In furtherance of the embodiment immediately above, the system further includes a secondary memory to store each frame and associated coverage value removed from a stream summary slot, and the frame selection means is to perform a secondary selection of frames, from a pool of frames including those associated with the summary frame slots and those stored to the secondary memory, based on a solution to the objective function that optimizes the frame scoring for the selected frames.

It will be recognized that the embodiments are not limited to the exemplary embodiments so described, but can be practiced with modification and alteration without departing from the scope of the appended claims. For example, the above embodiments may include specific combination of features. However, the above embodiments are not limited in this regard and, in embodiments, the above embodiments may include undertaking only a subset of such features, undertaking a different order of such features, undertaking a different combination of such features, and/or undertaking additional features than those features explicitly listed.

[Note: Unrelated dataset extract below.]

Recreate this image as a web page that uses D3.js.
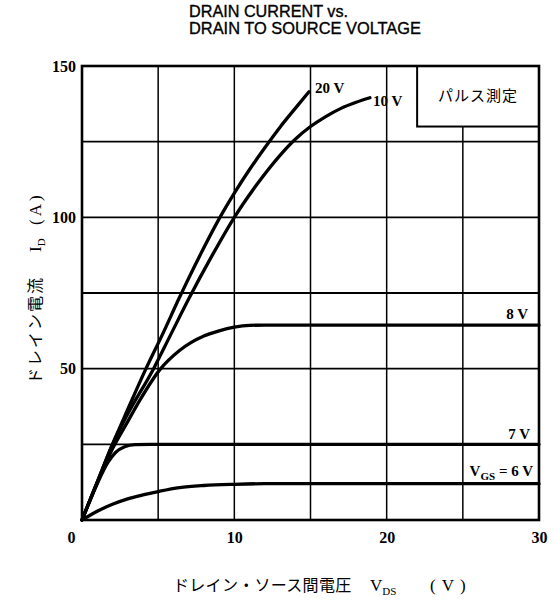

Scope should, therefore, be determined with reference to the appended claims, along with the full scope of equivalents to which such claims are entitled.

Claims

1. A captured video data stream summarization method, comprising:

receiving a stream of consecutively exposed video data frames from a camera hardware module (CM);

iteratively evaluating a stream summary comprising one or more of the video data frames based on each new set of frames received from the CM, wherein the evaluating further comprises: scoring each non-incumbent frame in a new set of frames received from the CM with respect to the other frames in the new set, and with respect to each incumbent frame included in the stream summary from a prior iteration; and selecting frames, from a pool including the non-incumbent and the incumbent frames, based on a solution to an objective function that optimizes the frame scoring for the selection; and

updating the stream summary stored in a memory in response to selecting a non-incumbent frame in preference over an incumbent frame.